Here is what he writes in “Christian Theology at the End of the Second Millennium”:

Under the spell of [distorted] perceptions of the world and self, many theologians in the Western industrialized nations find themselves confronted by the question: What direction can theology take in the third millennium? At the same time, Christian theology must ask itself whether and to what extent it has itself contributed to this crisis in orientation.

Has theology taken seriously its task of bringing to people’s attention God’s vitality and love for human beings, God’s creative and delivering power? Or has it rather directed their thoughts and feelings to some rigid authority in the beyond that has merely formal ‘relations’ to the world and to human beings? Or has it directed them to mere projections of deliverer and deliverance amid the various problems and crises?

Has it, in its questions concerning God, assiduously exhausted the biblical sources of knowledge of God, sources that grew for more than a millennium and that for more than two millennia have shaped ‘world culture’ for both good and bad? Or has it contented itself with theological abstractions that are seductive because they offer simple, integrative syntheses, thereby offering to common sense impressions of God and of salvation?

Has it developed forms enabling people of different cultural and social spheres to organize their various searches and questions concerning God as well as their various experiences of God into a critical and creative framework? Or has it become specialize in ‘the God-human being relation’ characteristic of the abstract, imperial modern thinking, or in those particular contextual experiences of God that maintain their immunity against any enrichment and questioning by other experiences of God?

Has it released the powers of distinguishing between experiences of God and images of idols, between illusions of self-redemption and an orientation toward God’s saving acts? Or has it largely specialized in strengthening religious claims of immediacy and religious moralism?

Has it found forms for critical discernment that do justice both to the vitality and the doxa of God on the one hand, and to the creative freedom of creatures on the other?
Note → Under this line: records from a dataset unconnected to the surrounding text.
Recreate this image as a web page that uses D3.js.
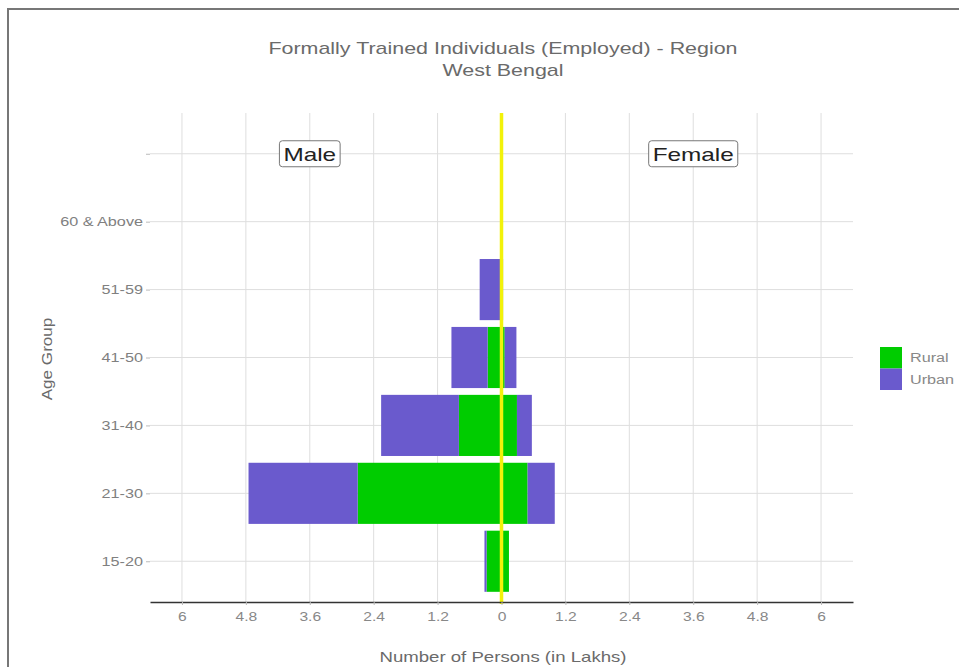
<!DOCTYPE html>
<html>
<head>
<meta charset="utf-8">
<script src="https://cdn.jsdelivr.net/npm/d3@7"></script>
<style>
  body { margin: 0; background: #fff; }
  svg { display: block; font-family: "Liberation Sans", Arial, sans-serif; }
</style>
</head>
<body>
<div id="chart"></div>
<script>
// age groups, bottom to top; the blank top row holds the Male / Female labels
const ageGroups = ["15-20", "21-30", "31-40", "41-50", "51-59", "60 & Above", ""];
const maleRural = [0.28, 2.70, 0.80, 0.26, 0.00, 0.00];
const maleUrban = [0.04, 2.05, 1.46, 0.68, 0.41, 0.00];
const femaleRural = [0.14, 0.49, 0.29, 0.06, 0.00, 0.00];
const femaleUrban = [0.00, 0.51, 0.28, 0.22, 0.03, 0.00];
const xTicks = [-6, -4.8, -3.6, -2.4, -1.2, 0, 1.2, 2.4, 3.6, 4.8, 6];
const areas = ["Rural", "Urban"];
const areaColors = { Rural: "#00cc00", Urban: "#6a5acd" };

const W = 959, H = 667;
const svg = d3.select("#chart").append("svg").attr("width", W).attr("height", H);

// the reference renders its text wider than Arial metrics; stretch to match
function stretch(sel, k) {
  sel.each(function () {
    const len = this.getComputedTextLength();
    d3.select(this).attr("textLength", len * k).attr("lengthAdjust", "spacingAndGlyphs");
  });
}

// frame
svg.append("rect").attr("x", 8).attr("y", 9).attr("width", W + 20).attr("height", H + 20)
  .attr("fill", "none").attr("stroke", "#777").attr("stroke-width", 2);

const x = d3.scaleLinear().domain([-6.6, 6.6]).range([150, 853]);
const y = d3.scalePoint().domain(ageGroups).range([602, 113]).padding(0.6);
const barH = y.step() * 0.9;

// grid
svg.append("g").selectAll("line").data(xTicks).join("line")
  .attr("x1", d => x(d)).attr("x2", d => x(d)).attr("y1", 113).attr("y2", 602)
  .attr("stroke", "#dedede").attr("stroke-width", 1);
svg.append("g").selectAll("line").data(ageGroups).join("line")
  .attr("x1", 150).attr("x2", 853).attr("y1", d => y(d)).attr("y2", d => y(d))
  .attr("stroke", "#dedede").attr("stroke-width", 1);

// stacked bars: rural next to zero, urban beyond
const segs = [];
ageGroups.slice(0, 6).forEach((g, i) => {
  segs.push({ g, area: "Rural", x0: -maleRural[i], x1: 0 });
  segs.push({ g, area: "Urban", x0: -maleRural[i] - maleUrban[i], x1: -maleRural[i] });
  segs.push({ g, area: "Rural", x0: 0, x1: femaleRural[i] });
  segs.push({ g, area: "Urban", x0: femaleRural[i], x1: femaleRural[i] + femaleUrban[i] });
});
svg.append("g").selectAll("rect").data(segs.filter(s => s.x1 - s.x0 > 0)).join("rect")
  .attr("x", d => x(d.x0)).attr("width", d => x(d.x1) - x(d.x0))
  .attr("y", d => y(d.g) - barH / 2).attr("height", barH)
  .attr("fill", d => areaColors[d.area]);

// zero line
svg.append("line").attr("x1", x(0)).attr("x2", x(0)).attr("y1", 113).attr("y2", 604)
  .attr("stroke", "#f2f20a").attr("stroke-width", 3.5);

// axes
const xAxis = svg.append("g").attr("transform", "translate(0,602)")
  .call(d3.axisBottom(x).tickValues(xTicks).tickSize(3).tickSizeOuter(0)
    .tickFormat(d => d3.format("")(Math.abs(d))));
xAxis.select(".domain").attr("stroke", "#333").attr("stroke-width", 1.3);
xAxis.selectAll(".tick line").attr("stroke", "#bbb");
xAxis.selectAll(".tick text").attr("fill", "#888").attr("font-size", 12)
  .attr("font-family", "Liberation Sans, Arial, sans-serif").attr("dy", "1.1em")
  .call(stretch, 1.3);

const yAxis = svg.append("g").attr("transform", "translate(150,0)")
  .call(d3.axisLeft(y).tickSize(4));
yAxis.select(".domain").remove();
yAxis.selectAll(".tick line").attr("stroke", "#bbb");
yAxis.selectAll(".tick text").attr("fill", "#808080").attr("font-size", 12)
  .attr("font-family", "Liberation Sans, Arial, sans-serif")
  .call(stretch, 1.35);

// Male / Female labels
const sexLabels = [{ t: "Male", v: -3.6 }, { t: "Female", v: 3.6 }];
const topRow = ageGroups[ageGroups.length - 1];
sexLabels.forEach(s => {
  const g = svg.append("g").attr("transform", `translate(${x(s.v)},${y(topRow)})`);
  const txt = g.append("text").attr("text-anchor", "middle").attr("dy", "0.36em")
    .attr("font-size", 19).attr("fill", "#222").text(s.t).call(stretch, 1.28);
  const bb = txt.node().getBBox();
  g.insert("rect", "text").attr("x", bb.x - 4).attr("y", -13).attr("width", bb.width + 8).attr("height", 26)
    .attr("rx", 3).attr("fill", "#fff").attr("stroke", "#777").attr("stroke-width", 1);
});

// titles
svg.append("text").attr("x", 503).attr("y", 54).attr("text-anchor", "middle")
  .attr("font-size", 17).attr("fill", "#6a6a6a").text("Formally Trained Individuals (Employed) - Region")
  .call(stretch, 1.26);
svg.append("text").attr("x", 503).attr("y", 76).attr("text-anchor", "middle")
  .attr("font-size", 17).attr("fill", "#6a6a6a").text("West Bengal")
  .call(stretch, 1.26);
svg.append("text").attr("x", 503).attr("y", 662).attr("text-anchor", "middle")
  .attr("font-size", 15).attr("fill", "#6a6a6a").text("Number of Persons (in Lakhs)")
  .call(stretch, 1.24);
svg.append("text").attr("transform", "translate(52,359) rotate(-90)").attr("text-anchor", "middle")
  .attr("font-size", 15).attr("fill", "#6a6a6a").text("Age Group")
  .call(stretch, 1.14);

// legend
const leg = svg.append("g").attr("transform", "translate(880,347)");
areas.forEach((a, i) => {
  leg.append("rect").attr("x", 0).attr("y", i * 21.5).attr("width", 22).attr("height", 21.5)
    .attr("fill", areaColors[a]);
  leg.append("text").attr("x", 30).attr("y", i * 21.5 + 15).attr("font-size", 12)
    .attr("fill", "#888").text(a).call(stretch, 1.35);
});
</script>
</body>
</html>
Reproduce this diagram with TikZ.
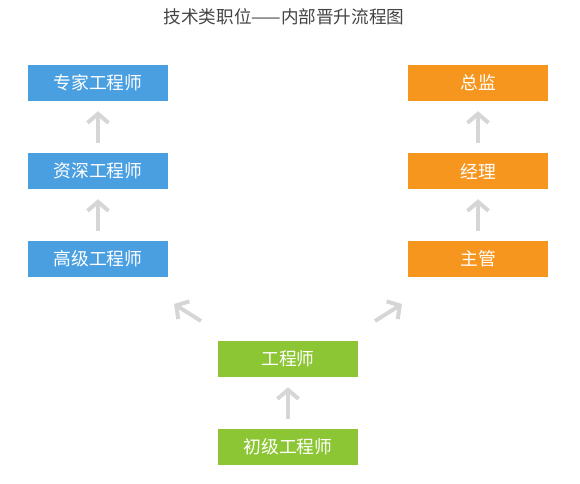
\documentclass[tikz,border=0pt]{standalone}
\usepackage{fontspec}
\setmainfont{Noto Sans CJK SC}
\usetikzlibrary{arrows.meta}
\definecolor{cblue}{HTML}{4A9FE1}
\definecolor{corange}{HTML}{F7961E}
\definecolor{cgreen}{HTML}{8CC634}
\definecolor{cgray}{HTML}{D6D6D6}
\definecolor{ctitle}{HTML}{444444}
\tikzset{
  box/.style={minimum width=140pt, minimum height=36pt, inner sep=0pt, text=white, font=\fontsize{17.8}{17.8}\selectfont},
  bluebox/.style={box, fill=cblue},
  orangebox/.style={box, fill=corange},
  greenbox/.style={box, fill=cgreen},
  upar/.style={draw=cgray, line width=4pt, -{Straight Barb[length=9pt,width=21pt,line width=4pt]}, shorten >=10pt, shorten <=10pt},
  diar/.style={draw=cgray, line width=4pt, -{Straight Barb[length=9pt,width=21pt,line width=4pt]}}
}
\begin{document}
\begin{tikzpicture}[x=1pt,y=-1pt]
\useasboundingbox (0,0) rectangle (580,483);
\node[font=\fontsize{17.6}{17.6}\selectfont, text=ctitle] (title) at (284,16.5) {技术类职位——内部晋升流程图};
\node[bluebox] (zj) at (98,83) {专家工程师};
\node[bluebox] (zs) at (98,171) {资深工程师};
\node[bluebox] (gj) at (98,259) {高级工程师};
\node[orangebox] (zongjian) at (478,83) {总监};
\node[orangebox] (jingli) at (478,171) {经理};
\node[orangebox] (zhuguan) at (478,259) {主管};
\node[greenbox] (gcs) at (288,359) {工程师};
\node[greenbox] (cj) at (288,447) {初级工程师};
\draw[upar] (zs) -- (zj);
\draw[upar] (gj) -- (zs);
\draw[upar] (jingli) -- (zongjian);
\draw[upar] (zhuguan) -- (jingli);
\draw[upar] (cj) -- (gcs);
\coordinate (lt) at (201,321);
\coordinate (lh) at (174,304);
\coordinate (rt) at (375,321);
\coordinate (rh) at (402,304);
\draw[diar] (lt) -- (lh);
\draw[diar] (rt) -- (rh);
\end{tikzpicture}
\end{document}
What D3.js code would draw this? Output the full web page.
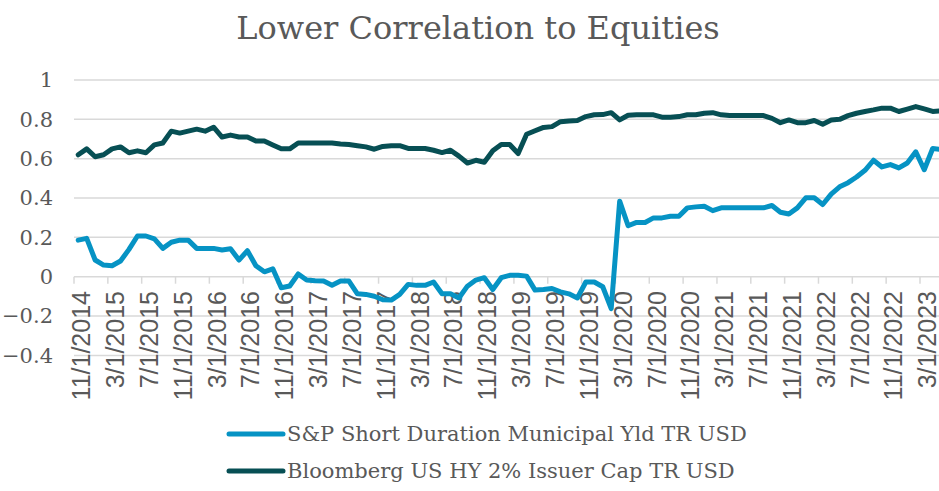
<!DOCTYPE html>
<html>
<head>
<meta charset="utf-8">
<title>Lower Correlation to Equities</title>
<script src="https://d3js.org/d3.v7.min.js"></script>
<style>
  body { margin: 0; background: white; }
  .canvas { background: white; }
  text { fill: #595959; }
</style>
</head>
<body>
<svg class="canvas" width="939" height="491"></svg>
<script>
// monthly observations, 11/2014 .. 5/2023
const months = d3.timeMonth.range(new Date(2014, 10, 1), new Date(2023, 5, 1));

const muni = [
  0.186, 0.195, 0.085, 0.059, 0.056, 0.080, 0.139, 0.207, 0.207, 0.192,
  0.144, 0.175, 0.186, 0.186, 0.144, 0.144, 0.144, 0.136, 0.142, 0.085,
  0.132, 0.056, 0.025, 0.040, -0.056, -0.047, 0.014, -0.017, -0.020, -0.022,
  -0.043, -0.022, -0.022, -0.087, -0.090, -0.099, -0.117, -0.119, -0.090, -0.039,
  -0.044, -0.044, -0.027, -0.087, -0.087, -0.108, -0.048, -0.017, -0.005, -0.065,
  -0.005, 0.007, 0.007, 0.003, -0.068, -0.065, -0.060, -0.077, -0.087, -0.108,
  -0.027, -0.027, -0.051, -0.162, 0.384, 0.259, 0.276, 0.276, 0.299, 0.299,
  0.307, 0.307, 0.350, 0.355, 0.358, 0.336, 0.350, 0.350, 0.350, 0.350,
  0.350, 0.350, 0.362, 0.328, 0.319, 0.350, 0.401, 0.401, 0.367, 0.420,
  0.457, 0.478, 0.507, 0.541, 0.592, 0.558, 0.570, 0.553, 0.578, 0.635,
  0.544, 0.652, 0.647
];

const hy = [
  0.620, 0.650, 0.610, 0.620, 0.650, 0.660, 0.630, 0.640, 0.630, 0.670,
  0.680, 0.740, 0.730, 0.740, 0.750, 0.740, 0.760, 0.710, 0.720, 0.710,
  0.710, 0.690, 0.690, 0.670, 0.650, 0.650, 0.680, 0.680, 0.680, 0.680,
  0.680, 0.675, 0.672, 0.666, 0.660, 0.648, 0.662, 0.666, 0.666, 0.652,
  0.652, 0.652, 0.643, 0.631, 0.643, 0.613, 0.578, 0.592, 0.582, 0.640,
  0.672, 0.672, 0.626, 0.724, 0.742, 0.759, 0.763, 0.788, 0.792, 0.794,
  0.814, 0.823, 0.824, 0.834, 0.797, 0.821, 0.823, 0.823, 0.823, 0.811,
  0.811, 0.814, 0.823, 0.823, 0.831, 0.834, 0.823, 0.819, 0.819, 0.819,
  0.819, 0.819, 0.805, 0.783, 0.797, 0.783, 0.783, 0.794, 0.775, 0.797,
  0.800, 0.819, 0.831, 0.840, 0.848, 0.857, 0.857, 0.840, 0.852, 0.865,
  0.853, 0.840, 0.843
];

const seriesNames = ["S&P Short Duration Municipal Yld TR USD", "Bloomberg US HY 2% Issuer Cap TR USD"];
const seriesColors = ["#0693c4", "#074f54"];
const yTicks = [-0.4, -0.2, 0, 0.2, 0.4, 0.6, 0.8, 1];

const svg = d3.select('.canvas');
const serif = "'DejaVu Serif', Georgia, serif";

// category axis, 8.46px per month
const x = d3.scaleBand()
  .domain(d3.range(months.length))
  .range([74, 74 + months.length * 8.46]);

const y = d3.scaleLinear()
  .domain([-0.4, 1])
  .range([355.4, 80]);

// title
svg.append('text')
  .attr('x', 478)
  .attr('y', 39)
  .attr('text-anchor', 'middle')
  .style('font-family', serif)
  .style('font-size', '32px')
  .text('Lower Correlation to Equities');

// gridlines
svg.append('g')
  .selectAll('line')
  .data(yTicks)
  .enter()
  .append('line')
  .attr('x1', 74)
  .attr('x2', 939)
  .attr('y1', d => y(d))
  .attr('y2', d => y(d))
  .attr('stroke', '#d9d9d9')
  .attr('stroke-width', 1.5);

// y labels
svg.append('g')
  .selectAll('text')
  .data(yTicks)
  .enter()
  .append('text')
  .attr('x', 53)
  .attr('y', d => y(d))
  .attr('dy', '0.35em')
  .attr('text-anchor', 'end')
  .style('font-family', serif)
  .style('font-size', '21px')
  .text(d => d3.format('')(d));

// x ticks + labels every 4 months, hung from the zero line
const fmt = d3.timeFormat('%-m/%-d/%Y');
const tickIdx = d3.range(0, months.length, 4);

svg.append('g')
  .selectAll('line')
  .data(tickIdx)
  .enter()
  .append('line')
  .attr('x1', d => x(d))
  .attr('x2', d => x(d))
  .attr('y1', y(0))
  .attr('y2', y(0) + 7)
  .attr('stroke', '#d9d9d9')
  .attr('stroke-width', 1.5);

svg.append('g')
  .selectAll('text')
  .data(tickIdx)
  .enter()
  .append('text')
  .attr('transform', d => `translate(${x(d) + 7.5},291) rotate(-90)`)
  .attr('dy', '0.35em')
  .attr('text-anchor', 'end')
  .style('font-family', "'Liberation Sans', Arial, sans-serif")
  .style('font-size', '25px')
  .text(d => fmt(months[d]));

// lines
const line = d3.line()
  .x((d, i) => x(i) + x.bandwidth() / 2)
  .y(d => y(d));

[muni, hy].forEach((s, k) => {
  svg.append('path')
    .datum(s)
    .attr('fill', 'none')
    .attr('stroke', seriesColors[k])
    .attr('stroke-width', 5)
    .attr('stroke-linejoin', 'round')
    .attr('stroke-linecap', 'round')
    .attr('d', line);
});

// legend
const legend = svg.append('g')
  .selectAll('g')
  .data(seriesNames)
  .enter()
  .append('g')
  .attr('transform', (d, i) => `translate(229,${434 + i * 37})`);

legend.append('line')
  .attr('x1', 0)
  .attr('x2', 54)
  .attr('stroke', (d, i) => seriesColors[i])
  .attr('stroke-width', 5)
  .attr('stroke-linecap', 'round');

legend.append('text')
  .attr('x', 58)
  .attr('dy', '0.35em')
  .style('font-family', serif)
  .style('font-size', '21px')
  .text(d => d);
</script>
</body>
</html>
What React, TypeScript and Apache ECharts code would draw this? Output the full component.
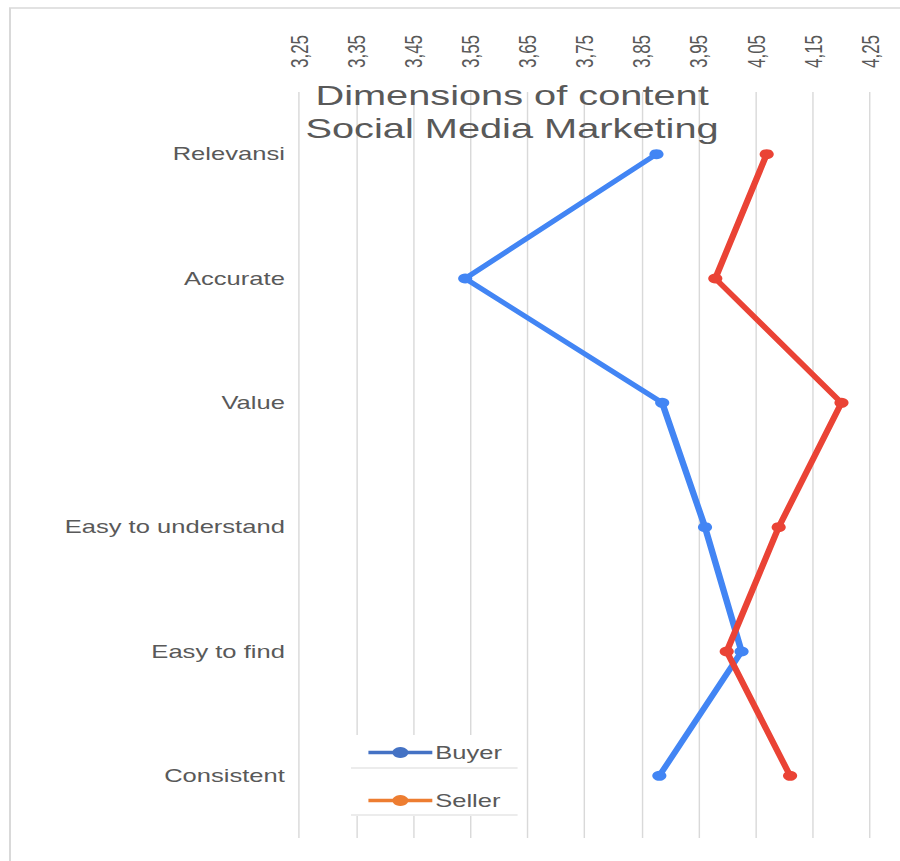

Or has it stabilized old, long-transparent forms of dominion and self-preservation in order to avoid the difficulties of real joy in God’s vitality, genuine fear of God, and the vitality of human experiences of God?

These self-critical questions about whether theology has not contributed to the present crisis in religious orientation direct our attention to a religious form that has long dominated the Western world, and that now is deteriorating. At issue is classical bourgeois theism. Its collapse strengthens the present crisis in normative and religious orientation just as much as does half-hearted, immature searching for alternatives.